Would you write out the listing verbatim and skip every picture in it?
***** MATERIAL *****
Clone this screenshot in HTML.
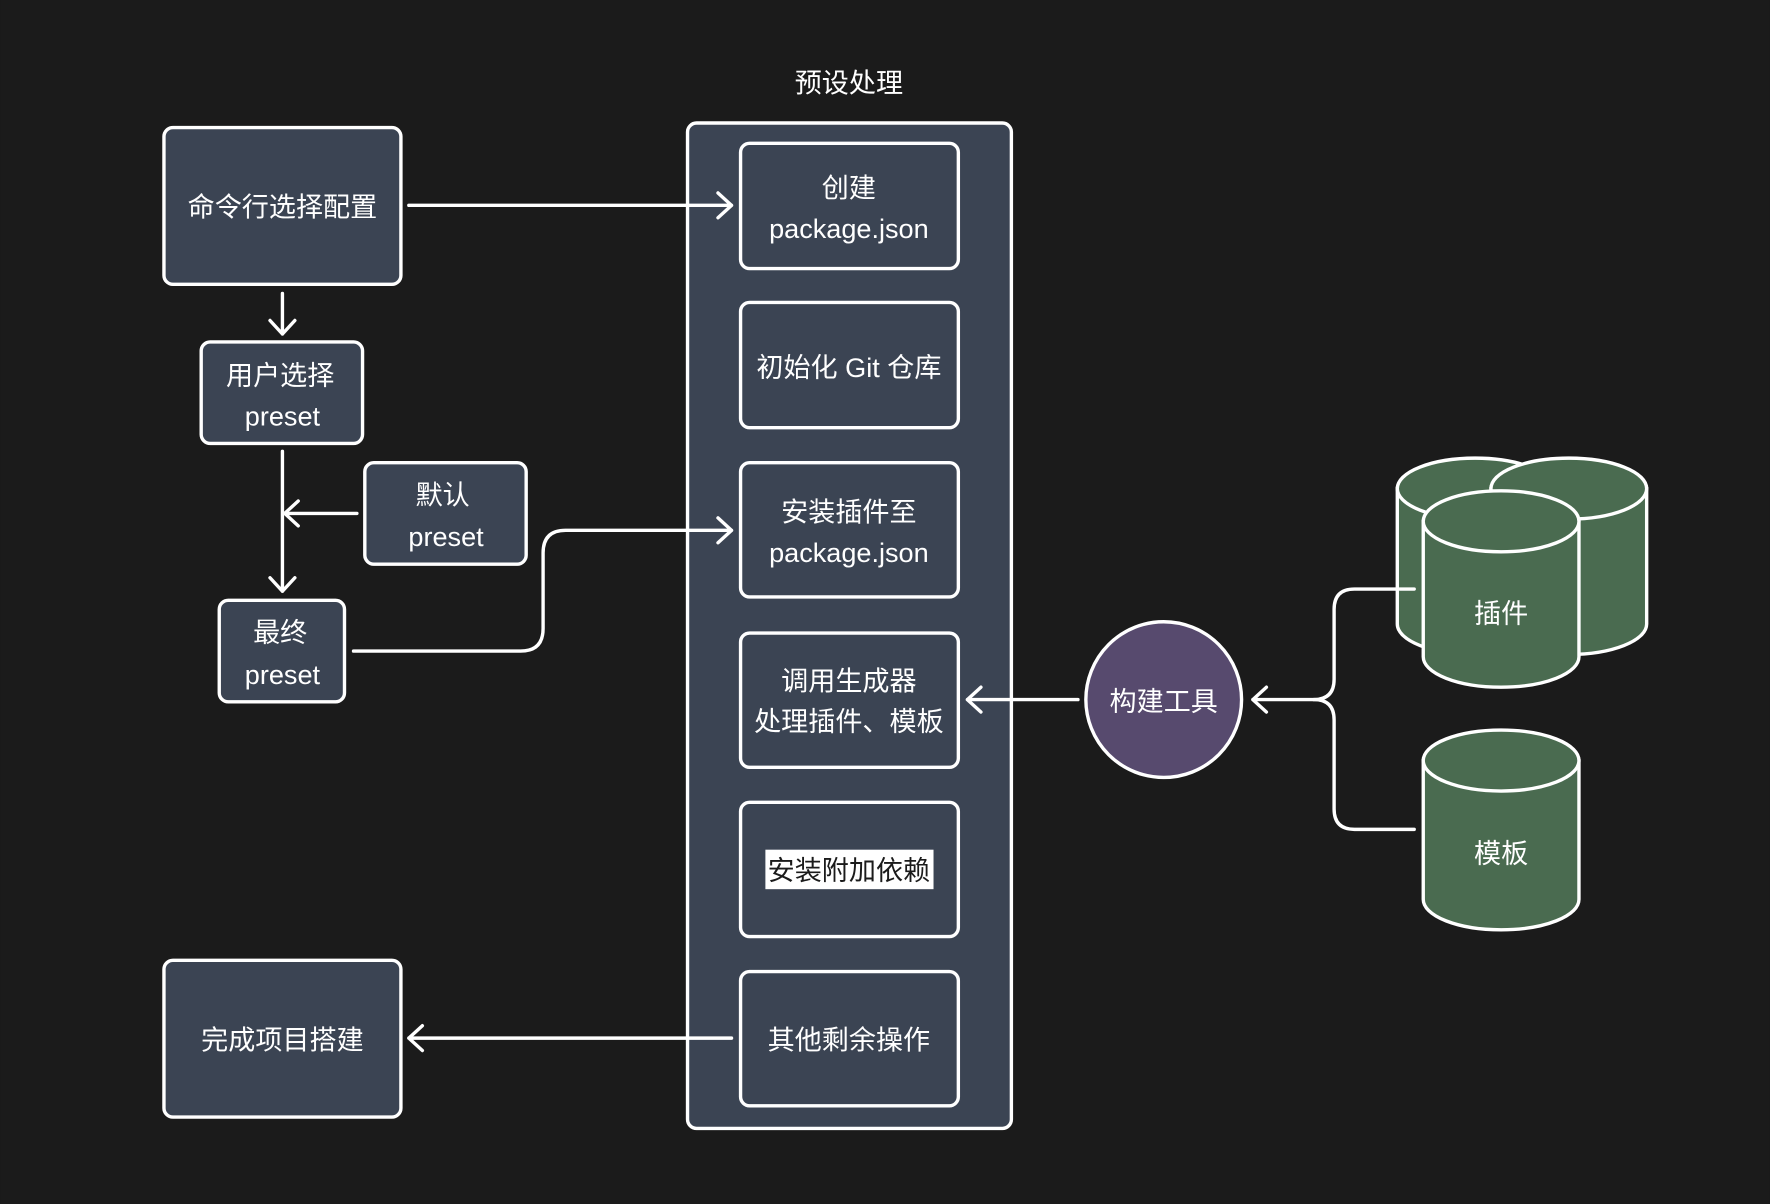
<!DOCTYPE html>
<html><head><meta charset="utf-8"><style>
html,body{margin:0;padding:0;background:#1b1b1b;}
svg{display:block;}
text{font-family:"Liberation Sans","Noto Sans CJK SC",sans-serif;fill:#ffffff;font-size:24px;text-anchor:middle;}
</style></head><body>
<svg width="1770" height="1204" viewBox="0 0 1568 1067" xmlns="http://www.w3.org/2000/svg">
<rect width="1568" height="1067" fill="#1b1b1b"/>
<g stroke="#fff" stroke-width="3" fill="#3b4453">
<rect x="609" y="109" width="287" height="891" rx="8"/>
<rect x="656" y="127" width="193" height="111" rx="8"/>
<rect x="656" y="268" width="193" height="111" rx="8"/>
<rect x="656" y="410" width="193" height="119" rx="8"/>
<rect x="656" y="561" width="193" height="119" rx="8"/>
<rect x="656" y="711" width="193" height="119" rx="8"/>
<rect x="656" y="861" width="193" height="119" rx="8"/>
<rect x="145" y="113" width="210" height="139" rx="8"/>
<rect x="178" y="303" width="143" height="90" rx="8"/>
<rect x="323" y="410" width="143" height="90" rx="8"/>
<rect x="194" y="532" width="111" height="90" rx="8"/>
<rect x="145" y="851" width="210" height="139" rx="8"/>
<circle cx="1031" cy="620" r="69" fill="#574a6e"/>
</g>
<g stroke="#fff" stroke-width="3" fill="#4a6b50">
<path d="M1238 433 v120 a69 27 0 0 0 138 0 v-120 z"/>
<ellipse cx="1307" cy="433" rx="69" ry="27"/>
<path d="M1321 433 v120 a69 27 0 0 0 138 0 v-120 z"/>
<ellipse cx="1390" cy="433" rx="69" ry="27"/>
<path d="M1261 462 v120 a69 27 0 0 0 138 0 v-120 z"/>
<ellipse cx="1330" cy="462" rx="69" ry="27"/>
<path d="M1261 674 v123 a69 27 0 0 0 138 0 v-123 z"/>
<ellipse cx="1330" cy="674" rx="69" ry="27"/>
</g>
<g stroke="#fff" stroke-width="3" fill="none" stroke-linecap="round" stroke-linejoin="round">
<path d="M362 182 H648 M636 171 L648 182 L636 193"/>
<path d="M250 260 V296 M239 284 L250 296 L261 284"/>
<path d="M250 400 V524 M239 512 L250 524 L261 512"/>
<path d="M316 455 H252 M264 444 L252 455 L264 466"/>
<path d="M313 577 H461 Q481 577 481 557 V490 Q481 470 501 470 H648 M636 459 L648 470 L636 481"/>
<path d="M955 620 H857 M869 609 L857 620 L869 631"/>
<path d="M1253 522 H1200 Q1182 522 1182 540 V602 Q1182 620 1164 620 H1110 M1122 609 L1110 620 L1122 631"/>
<path d="M1253 735 H1200 Q1182 735 1182 717 V638 Q1182 620 1164 620"/>
<path d="M648 920 H362 M374 909 L362 920 L374 931"/>
</g>
<text x="752" y="82">预设处理</text>
<text x="752" y="175">创建</text>
<text x="752" y="211">package.json</text>
<text x="752" y="334">初始化 Git 仓库</text>
<text x="752" y="462">安装插件至</text>
<text x="752" y="498">package.json</text>
<text x="752" y="612">调用生成器</text>
<text x="752" y="648">处理插件、模板</text>
<rect x="678" y="753" width="149" height="35" fill="#ffffff"/>
<text x="752" y="780" style="fill:#1b1b1b">安装附加依赖</text>
<text x="752" y="930">其他剩余操作</text>
<text x="250" y="192">命令行选择配置</text>
<text x="248" y="341">用户选择</text>
<text x="250" y="377">preset</text>
<text x="392" y="447">默认</text>
<text x="395" y="484">preset</text>
<text x="248" y="569">最终</text>
<text x="250" y="606">preset</text>
<text x="250" y="930">完成项目搭建</text>
<text x="1031" y="630">构建工具</text>
<text x="1330" y="552">插件</text>
<text x="1330" y="765">模板</text>
</svg>
</body></html>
*****
▸ **RESULT OF THE EXERCISE**:
Clone this screenshot in HTML.
<!DOCTYPE html>
<html><head><meta charset="utf-8"><style>
html,body{margin:0;padding:0;background:#1b1b1b;}
svg{display:block;}
text{font-family:"Liberation Sans","Noto Sans CJK SC",sans-serif;fill:#ffffff;font-size:24px;text-anchor:middle;}
</style></head><body>
<svg width="1770" height="1204" viewBox="0 0 1568 1067" xmlns="http://www.w3.org/2000/svg">
<rect width="1568" height="1067" fill="#1b1b1b"/>
<g stroke="#fff" stroke-width="3" fill="#3b4453">
<rect x="609" y="109" width="287" height="891" rx="8"/>
<rect x="656" y="127" width="193" height="111" rx="8"/>
<rect x="656" y="268" width="193" height="111" rx="8"/>
<rect x="656" y="410" width="193" height="119" rx="8"/>
<rect x="656" y="561" width="193" height="119" rx="8"/>
<rect x="656" y="711" width="193" height="119" rx="8"/>
<rect x="656" y="861" width="193" height="119" rx="8"/>
<rect x="145" y="113" width="210" height="139" rx="8"/>
<rect x="178" y="303" width="143" height="90" rx="8"/>
<rect x="323" y="410" width="143" height="90" rx="8"/>
<rect x="194" y="532" width="111" height="90" rx="8"/>
<rect x="145" y="851" width="210" height="139" rx="8"/>
<circle cx="1031" cy="620" r="69" fill="#574a6e"/>
</g>
<g stroke="#fff" stroke-width="3" fill="#4a6b50">
<path d="M1238 433 v120 a69 27 0 0 0 138 0 v-120 z"/>
<ellipse cx="1307" cy="433" rx="69" ry="27"/>
<path d="M1321 433 v120 a69 27 0 0 0 138 0 v-120 z"/>
<ellipse cx="1390" cy="433" rx="69" ry="27"/>
<path d="M1261 462 v120 a69 27 0 0 0 138 0 v-120 z"/>
<ellipse cx="1330" cy="462" rx="69" ry="27"/>
<path d="M1261 674 v123 a69 27 0 0 0 138 0 v-123 z"/>
<ellipse cx="1330" cy="674" rx="69" ry="27"/>
</g>
<g stroke="#fff" stroke-width="3" fill="none" stroke-linecap="round" stroke-linejoin="round">
<path d="M362 182 H648 M636 171 L648 182 L636 193"/>
<path d="M250 260 V296 M239 284 L250 296 L261 284"/>
<path d="M250 400 V524 M239 512 L250 524 L261 512"/>
<path d="M316 455 H252 M264 444 L252 455 L264 466"/>
<path d="M313 577 H461 Q481 577 481 557 V490 Q481 470 501 470 H648 M636 459 L648 470 L636 481"/>
<path d="M955 620 H857 M869 609 L857 620 L869 631"/>
<path d="M1253 522 H1200 Q1182 522 1182 540 V602 Q1182 620 1164 620 H1110 M1122 609 L1110 620 L1122 631"/>
<path d="M1253 735 H1200 Q1182 735 1182 717 V638 Q1182 620 1164 620"/>
<path d="M648 920 H362 M374 909 L362 920 L374 931"/>
</g>
<text x="752" y="82">预设处理</text>
<text x="752" y="175">创建</text>
<text x="752" y="211">package.json</text>
<text x="752" y="334">初始化 Git 仓库</text>
<text x="752" y="462">安装插件至</text>
<text x="752" y="498">package.json</text>
<text x="752" y="612">调用生成器</text>
<text x="752" y="648">处理插件、模板</text>
<rect x="678" y="753" width="149" height="35" fill="#ffffff"/>
<text x="752" y="780" style="fill:#1b1b1b">安装附加依赖</text>
<text x="752" y="930">其他剩余操作</text>
<text x="250" y="192">命令行选择配置</text>
<text x="248" y="341">用户选择</text>
<text x="250" y="377">preset</text>
<text x="392" y="447">默认</text>
<text x="395" y="484">preset</text>
<text x="248" y="569">最终</text>
<text x="250" y="606">preset</text>
<text x="250" y="930">完成项目搭建</text>
<text x="1031" y="630">构建工具</text>
<text x="1330" y="552">插件</text>
<text x="1330" y="765">模板</text>
</svg>
</body></html>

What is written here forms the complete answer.